Читать «Воскрешение лиственницы» онлайн - страница 55
Варлам Тихонович Шаламов
Шаркая бурками по снегу, я передвигался к месту работы, а лошадь тащила мимо нас на волокуше очередную жертву голода, побоев. Мы уступали лошади дорогу и сами ползли туда же — к началу рабочего дня. О конце рабочего дня никто не думал. Конец работы приходил сам собой, и как-то не было важно — придет этот новый вечер, новая ночь, новый день — или нет.
Работа была тяжелей день ото дня, и я чувствовал, что нужны какие-то особые меры.
— Гусев. Гусев! Гусев поможет.
Гусев был мой напарник со вчерашнего дня на уборке какого-то нового барака — мусор сжечь, остальное в землю, в подпол, в вечную мерзлоту.
Я знал Гусева. Мы встречались на прииске года два назад, и именно Гусев помог найти украденную у меня посылку, указал, кого нужно бить, и того били всем бараком, и посылка нашлась. Я дал тогда Гусеву кусок сахару, горсть компоту — не все же я должен был отдать за находку, за донос. Гусеву я могу довериться.
Я нашел выход: сломать руку. Я бил коротким ломом по своей левой руке, но ничего, кроме синяков, не получилось. Не то сила у меня была не та, чтоб сломать человеческую руку, не то внутри какой-то караульщик не давал размахнуться как следует. Пусть размахнется Гусев.
Гусев отказался.
— Я бы мог на тебя донести. По закону разоблачают членовредителей, и ты ухватил бы три года добавки. Но я не стану. Я помню компот. Но браться за лом не проси, я этого не сделаю.
— Почему?
— Потому что ты, когда тебя станут бить у опера, скажешь, что это сделал я.
— Я не скажу.
— Кончен разговор.
Надо было искать какую-то работу еще легче легкого, и я попросил доктора Ямпольского взять меня к себе на строительство больницы. Ямпольский ненавидел меня, но знал, что я работал санитаром раньше.
Работником я оказался неподходящим.
— Что же ты, — говорил Ямпольский, почесывая свою ассирийскую бородку, — не хочешь работать.
— Я не могу.
— Ты говоришь «не могу» мне, врачу.
«Вы ведь не врач», — хотел я сказать, ибо я знал, кто такой Ямпольский.

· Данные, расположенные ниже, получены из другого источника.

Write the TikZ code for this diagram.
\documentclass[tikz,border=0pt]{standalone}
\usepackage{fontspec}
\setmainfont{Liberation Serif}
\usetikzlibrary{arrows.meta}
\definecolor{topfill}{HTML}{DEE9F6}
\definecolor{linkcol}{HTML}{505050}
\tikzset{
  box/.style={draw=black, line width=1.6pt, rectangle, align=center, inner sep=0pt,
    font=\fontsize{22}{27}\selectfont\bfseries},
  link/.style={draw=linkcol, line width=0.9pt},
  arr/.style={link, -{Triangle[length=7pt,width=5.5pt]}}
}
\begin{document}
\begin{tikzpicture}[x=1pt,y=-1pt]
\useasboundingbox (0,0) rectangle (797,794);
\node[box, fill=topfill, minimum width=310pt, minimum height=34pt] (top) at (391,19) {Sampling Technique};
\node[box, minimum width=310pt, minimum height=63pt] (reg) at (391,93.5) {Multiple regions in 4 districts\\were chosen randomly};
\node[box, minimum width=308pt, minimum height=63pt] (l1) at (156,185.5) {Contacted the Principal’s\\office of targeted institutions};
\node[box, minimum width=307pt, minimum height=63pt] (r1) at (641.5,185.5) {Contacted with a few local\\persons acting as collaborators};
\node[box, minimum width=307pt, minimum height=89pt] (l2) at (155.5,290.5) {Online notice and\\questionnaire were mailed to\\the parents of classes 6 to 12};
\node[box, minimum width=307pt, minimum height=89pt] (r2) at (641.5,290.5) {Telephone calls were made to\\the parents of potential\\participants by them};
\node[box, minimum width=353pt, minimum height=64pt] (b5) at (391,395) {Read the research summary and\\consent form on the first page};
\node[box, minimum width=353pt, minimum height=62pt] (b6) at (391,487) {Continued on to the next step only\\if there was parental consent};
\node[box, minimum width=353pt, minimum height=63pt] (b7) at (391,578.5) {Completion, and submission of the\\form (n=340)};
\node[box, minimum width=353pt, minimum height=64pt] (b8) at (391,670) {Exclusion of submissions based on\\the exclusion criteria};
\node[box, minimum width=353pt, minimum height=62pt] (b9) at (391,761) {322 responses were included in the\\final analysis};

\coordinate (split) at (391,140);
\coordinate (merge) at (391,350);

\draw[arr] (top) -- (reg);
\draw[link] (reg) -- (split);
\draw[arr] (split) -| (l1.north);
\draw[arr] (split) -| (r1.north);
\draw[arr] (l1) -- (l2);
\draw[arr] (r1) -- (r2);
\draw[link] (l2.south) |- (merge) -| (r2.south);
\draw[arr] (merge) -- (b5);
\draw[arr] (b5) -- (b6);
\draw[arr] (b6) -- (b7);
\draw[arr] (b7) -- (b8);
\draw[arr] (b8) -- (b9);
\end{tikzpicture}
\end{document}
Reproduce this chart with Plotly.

Но «не веришь — прими за сказку». Каждый в лагере — арестант или вольный, все равно, работяга или начальник — тот, за кого он себя выдает… С этим считаются и формально, и по существу.
Конечно, доктор Ямпольский — начальник санчасти, а я — работяга, штрафник, спецзонник.
— Я теперь понял тебя, — говорил злобно доктор. — Я тебя выучу жить.
Я молчал. Сколько людей в моей жизни меня учило жить.
— Завтра я тебе покажу. Завтра ты у меня узнаешь…
Но завтра не наступило.
Ночью, вырвавшись вверх по ручью, до нашего города на горе добрались две машины, два грузовика. Рыча и газуя, приползли к воротам зоны и стали сгружаться.
В грузовиках были люди, одетые в иностранную красивую форму.
Это были репатрианты. Из Италии, трудовые части из Италии. Власовцы? Нет. Впрочем, «власовцы» звучало для нас, старых колымчан, оторванных от мира, слишком неясно, а для новеньких — слишком близко и живо. Защитный рефлекс говорил им: молчи! А нам колымская этика не позволяла расспрашивать.
В спецзоне, на прииске Джелгала давно уже поговаривали, что сюда привезут репатриантов. Без срока. Приговора их везут где-то сзади, после. Но люди были живые, живее колымских доходяг.